Chaque année, par exemple, la France accueille des officiers étrangers dans ses lycées militaires et ses écoles de guerre tandis que des officiers français bénéficient d’une formation chez leurs homologues. Des coopérations capacitaires ont aussi été mises en avant, comme l’exportation du canon Caesar vers plusieurs pays partenaires.
Le lundi 2 juin, les délégations ont échangé à Brignoles, où elles ont assisté à des présentations stratégiques. Mardi 3 juin, les discussions se sont poursuivies dans le cadre bucolique mais hautement sécurisé près de Toulon. Le symposium a également inclus une séquence sur le porte-avions Charles de Gaulle, symbole du lien entre actions en mer et coopération terrestre.
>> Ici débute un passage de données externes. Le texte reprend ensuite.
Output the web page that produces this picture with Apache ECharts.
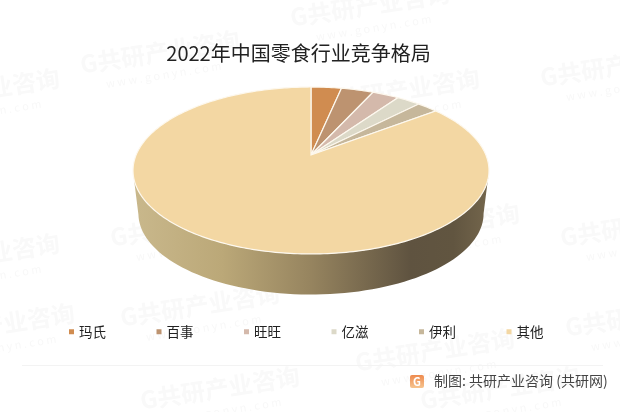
<!DOCTYPE html>
<html><head><meta charset="utf-8">
<style>html,body{margin:0;padding:0;background:#fff}#c{width:620px;height:412px}</style>
<script src="https://cdn.jsdelivr.net/npm/echarts@6/dist/echarts.min.js"></script>
</head><body><div id="c"></div>
<script>
const categories = ['玛氏','百事','旺旺','亿滋','伊利','其他'];
const shares = [3.3,3.5,2.9,2.6,2.3,85.4];
const colors = ['#d08c50','#bd9370','#d4b9ab','#dcd9c8','#c6b79b','#f3d7a3'];
const titleText = '2022年中国零食行业竞争格局';
const sourceText = '制图: 共研产业咨询 (共研网)';
const watermarkText = 'G共研产业咨询';
const watermarkUrl = 'w w w . g o n y n . c o m';

const font = '"Noto Sans CJK SC","Noto Sans",sans-serif';
const total = shares.reduce((a,b)=>a+b,0);
// perspective disc
const cx=311, cy=155, X=174.9, Y=80.6, P=0.1856;
const lower={cx:311, cy:198.5, X:169.6, Y:78.2};
function proj(deg,d){
  d=d||{cx,cy,X,Y};
  const t=deg*Math.PI/180,u=Math.sin(t),v=-Math.cos(t),w=1-P*v;
  return [d.cx+d.X*u/w,d.cy+d.Y*v/w];
}
const sideGrad=new echarts.graphic.LinearGradient(133,0,489,0,[
  {offset:0,color:'#c9b88c'},{offset:.25,color:'#bba878'},{offset:.5,color:'#96845f'},
  {offset:.78,color:'#5f5340'},{offset:.9,color:'#615540'},{offset:1,color:'#74664c'}],true);
function sidePoints(){
  const pts=[],low=[],e=Math.asin(P)*180/Math.PI;
  for(let d=90+e;d<=270-e+.01;d+=2){pts.push(proj(d));low.push(proj(d,lower));}
  return pts.concat(low.reverse());
}
let cum=0;
const spans=shares.map(v=>{const a=cum/total*360;cum+=v;return [a,cum/total*360];});
const series=categories.map((name,i)=>({
  type:'custom',name,coordinateSystem:'none',silent:true,
  itemStyle:{color:colors[i]},
  data:[[shares[i]]],
  renderItem(){
    const [a,b]=spans[i],pts=[[cx,cy]];
    for(let d=a;d<b;d+=1)pts.push(proj(d));
    pts.push(proj(b));
    const kids=[];
    if(i===categories.length-1)kids.push({type:'polygon',shape:{points:sidePoints()},style:{fill:sideGrad}});
    kids.push({type:'polygon',shape:{points:pts},style:{fill:colors[i],stroke:'#fdf8ee',lineWidth:1.2,lineJoin:'miter'}});
    return {type:'group',children:kids};
  }
}));
// faint watermarks: centre positions
const marks=[[160,52],[400,90],[-20,90],[620,65],[370,5],[190,225],[440,225],[-20,255],[640,225],[200,305],[-5,325],[435,350],[645,315],[220,388],[500,388]];
const graphic=[];
marks.forEach(([x,y])=>{
  graphic.push({type:'group',x,y,rotation:9*Math.PI/180,silent:true,z:-1,children:[
    {type:'text',style:{text:watermarkText,x:0,y:0,align:'center',verticalAlign:'middle',font:'bold 24px '+font,fill:'#f9f9f9'}},
    {type:'text',style:{text:watermarkUrl,x:0,y:23,align:'center',verticalAlign:'middle',font:'11px '+font,fill:'#f8f8f8'}}
  ]});
});
graphic.push({type:'rect',shape:{x:22,y:365,width:581,height:1},style:{fill:'#f3f3f3'},silent:true});
graphic.push({type:'rect',shape:{x:410,y:375,width:14,height:13,r:2},style:{fill:new echarts.graphic.LinearGradient(0,0,0,1,[{offset:0,color:'#ee8a4e'},{offset:1,color:'#f6c48f'}])},silent:true});
graphic.push({type:'text',style:{text:'G',x:417,y:382,align:'center',verticalAlign:'middle',font:'bold 11px '+font,fill:'#fff'},silent:true});
graphic.push({type:'text',style:{text:sourceText,x:434,y:381,verticalAlign:'middle',font:'14px '+font,fill:'#444'},silent:true});

const chart=echarts.init(document.getElementById('c'),null,{renderer:'canvas'});
chart.setOption({
  animation:false,backgroundColor:'#fff',
  title:{text:titleText,left:298.5,top:53,textAlign:'center',textVerticalAlign:'middle',padding:0,
    textStyle:{fontFamily:font,fontSize:20,fontWeight:'normal',color:'#222'}},
  legend:{data:categories,left:69,top:325,padding:0,icon:'rect',itemWidth:5,itemHeight:5,itemGap:50.5,
    selectedMode:false,textStyle:{fontFamily:font,fontSize:13.5,color:'#222'}},
  graphic,series
});
</script></body></html>
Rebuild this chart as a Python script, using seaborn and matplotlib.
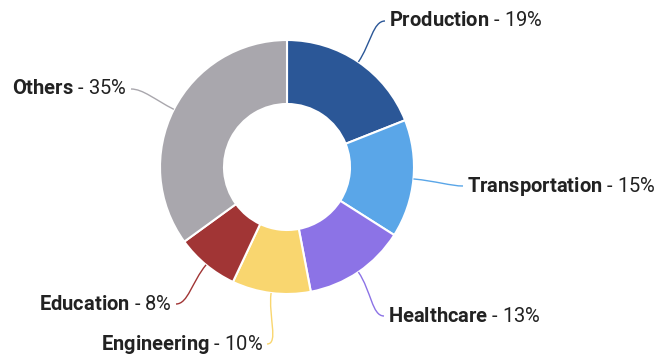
import numpy as np
import matplotlib
matplotlib.use("Agg")
import matplotlib.pyplot as plt
import seaborn as sns
from matplotlib.path import Path
from matplotlib.patches import PathPatch

# Share of workforce by sector (percent)
categories = ["Production", "Transportation", "Healthcare", "Engineering", "Education", "Others"]
shares = [19, 15, 13, 10, 8, 35]
colors = ["#2B5797", "#5AA6E8", "#8C73E6", "#F9D66F", "#A13535", "#A9A7AD"]

# Label placement in pixels (x, y from the top edge) and which side the text grows to
label_pos = [(389, 21, "left"), (467, 186, "left"), (388, 316, "left"),
             (263, 344, "right"), (172, 304, "right"), (127, 89, "right")]

sns.set_theme(style="white")
plt.rcParams["font.family"] = ["Roboto", "DejaVu Sans"]
plt.rcParams["mathtext.fontset"] = "custom"
plt.rcParams["mathtext.bf"] = "Roboto:bold"
plt.rcParams["mathtext.rm"] = "Roboto"

W, H = 663, 355
fig = plt.figure(figsize=(W / 100, H / 100), dpi=100)
ax = fig.add_axes([0, 0, 1, 1])

cx, cy, R, ring = 287, H - 167, 127, 64
wedges, _ = ax.pie(shares, colors=colors, startangle=90, counterclock=False,
                   center=(cx, cy), radius=R, frame=True,
                   wedgeprops=dict(width=ring, edgecolor="white", linewidth=1.5))
ax.set_xlim(0, W)
ax.set_ylim(0, H)
ax.axis("off")

text_color = "#222222"
for w, name, v, c, (lx, ly, side) in zip(wedges, categories, shares, colors, label_pos):
    theta = np.deg2rad((w.theta1 + w.theta2) / 2)
    d = np.array([np.cos(theta), np.sin(theta)])
    p0 = np.array([cx, cy]) + R * d
    sgn = 1 if side == "left" else -1
    p3 = np.array([lx - sgn * 4, H - ly])
    dist = np.linalg.norm(p3 - p0)
    p1 = p0 + d * dist * 0.45
    p2 = p3 - np.array([sgn * min(12, dist * 0.3), 0])
    path = Path([p0, p1, p2, p3], [Path.MOVETO, Path.CURVE4, Path.CURVE4, Path.CURVE4])
    ax.add_patch(PathPatch(path, facecolor="none", edgecolor=c, lw=1.0))
    ax.text(lx, H - ly, rf"$\bf{{{name}}}$ - {v}%", ha=side, va="center",
            fontsize=14.5, color=text_color)

fig.savefig("out.png", dpi=100, facecolor="white")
Des tables rondes axées sur les menaces et la jeunesse
Quatre tables rondes ont structuré les discussions :
- L’avenir de la Méditerranée dans dix ans
- Les menaces hybrides et cyber
- L’aide humanitaire et les secours d’urgence (HADR)
- La jeunesse et la cohésion nationale
Lors de la table ronde sur l’aide humanitaire, le général espagnol Lanchares a insisté sur l’expérience de la DANA à Valence (228 morts), insistant sur la nécessité de bâtir des chaînes de commandement robuste et d’une grande réactivité.
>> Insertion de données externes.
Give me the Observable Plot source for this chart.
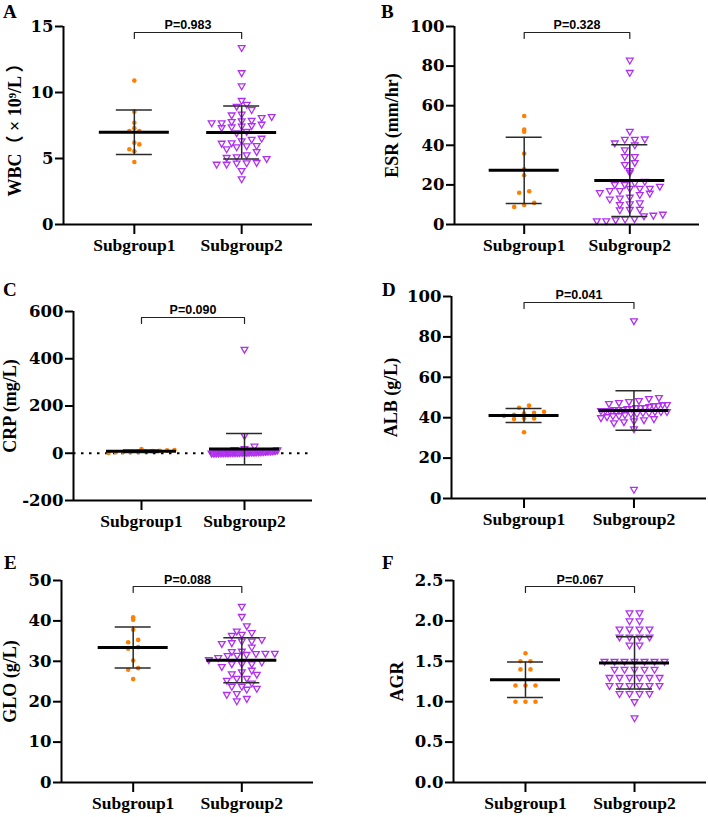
<!DOCTYPE html>
<html><head><meta charset="utf-8">
<script src="https://cdn.jsdelivr.net/npm/d3@7"></script>
<script src="https://cdn.jsdelivr.net/npm/@observablehq/plot@0.6"></script>
<style>
body{margin:0;background:#fff;}
#fig{position:relative;width:708px;height:817px;overflow:hidden;background:#fff;}
.panel{position:absolute;}
.letter{position:absolute;font-family:"Liberation Serif","Times New Roman",serif;font-weight:bold;font-size:19px;line-height:1;color:#000;}
</style></head><body><div id="fig"></div>
<script>
// ---------- data ----------
const groups = ["Subgroup1", "Subgroup2"];
const panelLetters = ["A", "B", "C", "D", "E", "F"];
const yTitles = ["WBC（ × 10⁹/L ）", "ESR (mm/hr)", "CRP (mg/L)", "ALB (g/L)", "GLO (g/L)", "AGR"];
const pLabels = ["P=0.983", "P=0.328", "P=0.090", "P=0.041", "P=0.088", "P=0.067"];

const wbcTicks = [0, 5, 10, 15];
const esrTicks = [0, 20, 40, 60, 80, 100];
const crpTicks = [-200, 0, 200, 400, 600];
const albTicks = [0, 20, 40, 60, 80, 100];
const gloTicks = [0, 10, 20, 30, 40, 50];
const agrTicks = [0, 0.5, 1.0, 1.5, 2.0, 2.5];

const wbc1 = [10.9, 8.55, 7.7, 7.3, 7.08, 7.08, 6.2, 6.07, 5.7, 5.55, 4.74];
const wbc2 = [13.4, 11.5, 10.5, 9.4, 9.1, 8.96, 8.7, 8.36, 8.3, 8.18, 8.1, 7.9, 7.85, 7.8, 7.7, 7.7, 7.6, 7.5, 7.45, 7.4, 7.35, 7.05, 6.95, 6.54, 6.46, 6.34, 6.19, 6.16, 5.98, 5.96, 5.88, 5.73, 5.53, 5.28, 5.13, 5.08, 5.0, 4.7, 4.67, 4.65, 4.57, 4.57, 4.09, 3.46];

const esr1 = [54.8, 47.9, 46.9, 35.8, 27.9, 24.9, 16.8, 16.0, 10.9, 9.9, 8.9];
const esr2 = [83.0, 76.8, 47.1, 43.0, 43.2, 43.0, 41.2, 40.2, 37.7, 34.3, 34.3, 31.3, 30.3, 27.2, 26.4, 21.8, 21.0, 20.2, 20.2, 19.3, 18.3, 18.3, 18.3, 17.1, 17.1, 16.1, 15.8, 15.1, 13.3, 13.8, 12.8, 10.4, 10.9, 10.1, 7.7, 7.4, 7.6, 4.4, 4.7, 5.2, 1.9, 2.7, 2.4, 2.9, 1.9];

const crp1 = [5, 18, 10, 14, 1, 12, 6, 8, 5, 4, 9];
const crp2 = [440, 75, 30, 20, 16, 14, 12, 11, 10, 9, 9, 8, 8, 7, 7, 6, 6, 6, 5, 5, 5, 5, 4, 4, 4, 4, 4, 3, 3, 3, 3, 3, 3, 2, 2, 2, 2, 2, 2, 1, 1, 1, 1, 1];

const alb1 = [46.0, 44.9, 42.9, 42.4, 42.1, 41.4, 40.9, 39.6, 39.6, 39.3, 32.8];
const alb2 = [88, 4.5, 50, 49.5, 48.5, 48, 47.5, 47, 46.5, 46.5, 46, 46, 45.5, 45, 45, 45, 44.5, 44.5, 44, 44, 44, 43.5, 43.5, 43.5, 43, 43, 43, 42.5, 42.5, 42, 42, 41.5, 41, 41, 40.5, 40, 39.5, 39, 38.5, 38, 37.5, 34.5];

const glo1 = [40.9, 40.3, 37.8, 35.3, 34.7, 33.5, 33.1, 30.2, 27.9, 28.3, 25.6];
const glo2 = [43.6, 41.1, 38.8, 37.5, 37.1, 36.7, 36.4, 35.4, 34.6, 35.0, 35.0, 34.4, 33.5, 32.5, 32.4, 32.0, 32.0, 31.9, 31.5, 31.7, 30.9, 31.4, 30.4, 29.8, 29.4, 29.4, 29.4, 28.7, 26.9, 26.8, 27.4, 27.8, 25.3, 25.8, 25.8, 24.6, 23.3, 23.8, 23.1, 23.8, 21.8, 22.0, 20.8, 20.2];

const agr1 = [1.6, 1.5, 1.5, 1.4, 1.4, 1.2, 1.2, 1.2, 1.0, 1.0, 1.0];
const agr2 = [2.1, 2.1, 2.0, 2.0, 1.9, 1.9, 1.9, 1.9, 1.8, 1.8, 1.8, 1.8, 1.7, 1.7, 1.5, 1.5, 1.5, 1.5, 1.5, 1.5, 1.5, 1.4, 1.4, 1.4, 1.4, 1.4, 1.3, 1.3, 1.3, 1.3, 1.3, 1.3, 1.2, 1.2, 1.2, 1.2, 1.2, 1.2, 1.1, 1.1, 1.1, 1.1, 1.0, 0.8];

// ---------- layout / style ----------
const ORANGE = "#FF8000", PURPLE = "#B030F0";
const XDOM = [0.34, 2.66];
const panels = [
  {g1: wbc1, g2: wbc2, ticks: wbcTicks, left: 0,   top: 0,   h: 270, m: [26, 42, 46, 63],  tdx: -48, lx: 3,  ly: 2, pdy: -2},
  {g1: esr1, g2: esr2, ticks: esrTicks, left: 354, top: 0,   h: 270, m: [26, 9, 46, 100],  tdx: -62, lx: 27, ly: 2, pdy: -2},
  {g1: crp1, g2: crp2, ticks: crpTicks, left: 0,   top: 270, h: 270, m: [41, 42, 40, 73],  tdx: -63, lx: 3,  ly: 10, pdy: -2},
  {g1: alb1, g2: alb2, ticks: albTicks, left: 354, top: 270, h: 270, m: [26, 2, 42, 97],   tdx: -60, lx: 28, ly: 10, pdy: -2},
  {g1: glo1, g2: glo2, ticks: gloTicks, left: 0,   top: 540, h: 277, m: [40, 41, 35, 61],  tdx: -51, lx: 4,  ly: 13, pdy: -1},
  {g1: agr1, g2: agr2, ticks: agrTicks, left: 354, top: 540, h: 277, m: [40, 2, 35, 99],   tdx: -56, lx: 28, ly: 13, pdy: -1, fmt: d3.format(".1f")}
];

function scatterLayout(values, g, pxPerY, pxPerX) {
  const binPx = 7, stepPx = 10, maxHalf = 33;
  const bins = d3.group(values.map(v => ({v})), d => Math.round(d.v * pxPerY / binPx));
  const out = [];
  for (const [, arr] of bins) {
    arr.sort((a, b) => a.v - b.v);
    const k = arr.length;
    const step = k > 1 ? Math.min(stepPx, 2 * maxHalf / (k - 1)) : stepPx;
    arr.forEach((d, j) => out.push({x: g + (j - (k - 1) / 2) * step / pxPerX, y: d.v, g}));
  }
  return out;
}

const fig = document.getElementById("fig");
panels.forEach((p, i) => {
  const W = 354;
  const [mt, mr, mb, ml] = p.m;
  const ymin = p.ticks[0], ymax = p.ticks[p.ticks.length - 1];
  const plotH = p.h - mt - mb, plotW = W - ml - mr;
  const pxPerY = plotH / (ymax - ymin);
  const pxPerX = plotW / (XDOM[1] - XDOM[0]);
  const pts1 = scatterLayout(p.g1, 1, pxPerY, pxPerX);
  const pts2 = scatterLayout(p.g2, 2, pxPerY, pxPerX);
  const stats = [p.g1, p.g2].map((vals, k) => ({g: k + 1, m: d3.mean(vals), s: d3.deviation(vals)}));
  const meanHalf = 35 / pxPerX, capHalf = 18 / pxPerX;
  const unitY = 1 / pxPerY;
  const yb = ymax - 6 * unitY, yl = ymax - 12 * unitY;
  const bracket = [{x: 1, y: yl}, {x: 1, y: yb}, {x: 2, y: yb}, {x: 2, y: yl}];

  const marks = [];
  if (ymin < 0) marks.push(Plot.ruleY([0], {stroke: "#000", strokeWidth: 2, strokeDasharray: "2.5,5.5"}));
  marks.push(
    Plot.dot(pts1, {x: "x", y: "y", r: 2.3, fill: ORANGE, stroke: "none"}),
    Plot.dot(pts2, {x: "x", y: "y", r: 2.5, symbol: "triangle", rotate: 180, stroke: PURPLE, strokeWidth: 1.3, fill: "none"}),
    Plot.ruleX(stats, {x: "g", y1: d => d.m - d.s, y2: d => d.m + d.s, stroke: "#2a2a2a", strokeWidth: 1.5}),
    Plot.ruleY(stats, {y: d => d.m + d.s, x1: d => d.g - capHalf, x2: d => d.g + capHalf, stroke: "#2a2a2a", strokeWidth: 1.5}),
    Plot.ruleY(stats, {y: d => d.m - d.s, x1: d => d.g - capHalf, x2: d => d.g + capHalf, stroke: "#2a2a2a", strokeWidth: 1.5}),
    Plot.ruleY(stats, {y: "m", x1: d => d.g - meanHalf, x2: d => d.g + meanHalf, stroke: "#000", strokeWidth: 3}),
    Plot.line(bracket, {x: "x", y: "y", stroke: "#222", strokeWidth: 1.2}),
    Plot.text([pLabels[i]], {x: 1.5, y: ymax, dy: p.pdy, text: d => d, fontFamily: "Liberation Sans, Arial, sans-serif", fontWeight: "bold", fontSize: 12.5, textAnchor: "middle", lineAnchor: "middle", fill: "#000"}),
    Plot.ruleX([XDOM[0]], {y1: ymin, y2: ymax, stroke: "#000", strokeWidth: 2}),
    Plot.ruleY([ymin], {x1: XDOM[0], x2: XDOM[1], stroke: "#000", strokeWidth: 2}),
    Plot.axisY({ticks: p.ticks, tickSize: 8, tickPadding: 2, tickFormat: p.fmt || (d => String(d)), fontFamily: "DejaVu Serif, serif", fontWeight: "bold", fontSize: 16.5, strokeWidth: 2, label: null}),
    Plot.axisX({ticks: [1, 2], tickSize: 10, tickPadding: 4, tickFormat: d => groups[d - 1], fontFamily: "Liberation Serif, serif", fontWeight: "bold", fontSize: 17.5, strokeWidth: 2, label: null}),
    Plot.text([yTitles[i]], {frameAnchor: "left", rotate: -90, dx: p.tdx, text: d => d, textAnchor: "middle", lineAnchor: "middle", fontFamily: "Liberation Serif, 'Noto Sans CJK SC', serif", fontWeight: "bold", fontSize: 18, fill: "#000"})
  );

  const chart = Plot.plot({
    width: W, height: p.h,
    marginTop: mt, marginRight: mr, marginBottom: mb, marginLeft: ml,
    x: {domain: XDOM, axis: null},
    y: {domain: [ymin, ymax], axis: null},
    style: {background: "white", overflow: "visible", color: "#000"},
    marks
  });
  const div = document.createElement("div");
  div.className = "panel";
  div.style.left = p.left + "px";
  div.style.top = p.top + "px";
  div.appendChild(chart);
  const L = document.createElement("div");
  L.className = "letter";
  L.textContent = panelLetters[i];
  L.style.left = p.lx + "px";
  L.style.top = p.ly + "px";
  div.appendChild(L);
  fig.appendChild(div);
});
</script></body></html>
Le général lybien Sadam Haftar a évoqué la tempête Daniel en Libye (11 500 morts), saluant la solidarité internationale comme indispensable.
Pour la jeunesse, le général italien Carmine Masiello a plaidé pour une armée ouverte aux jeunes : « Les idées n’ont pas de grades. C’est le moment de faire ce saut, de sortir de la stagnation intellectuelle. »
Un message politique fort
Pour le CEMAT français, GA Pierre Schill, ce symposium répond à une impératif clair :
ne pas se focaliser uniquement sur les menaces de l’Est mais traiter aussi celles du Sud, souvent négligées.
Et de rappeler que « la coopération commence en mer, mais se conclut à terre ».
L’absence de l’Algérie, acteur incontournable, doit être toutefois regrettée. Une absence liée à la présence de l’ armée nationale libyenne (LNA) ,non reconnue internationalement, sans doute aussi à la crise des relations entre l’Algérie et la France.
A travers les exemples de Valence et de Derna et la prise de conscience des appétits des jeunes générations sur les deux bords de la Méditerranée, les chefs d’état-major des pays riverains ont pu au moins trouver un espace d’échanges et de coopération face à l’ampleur des catastrophes démographiques, climatiques, mafieuses et humanitaires à prévoir au cours de ce siècle.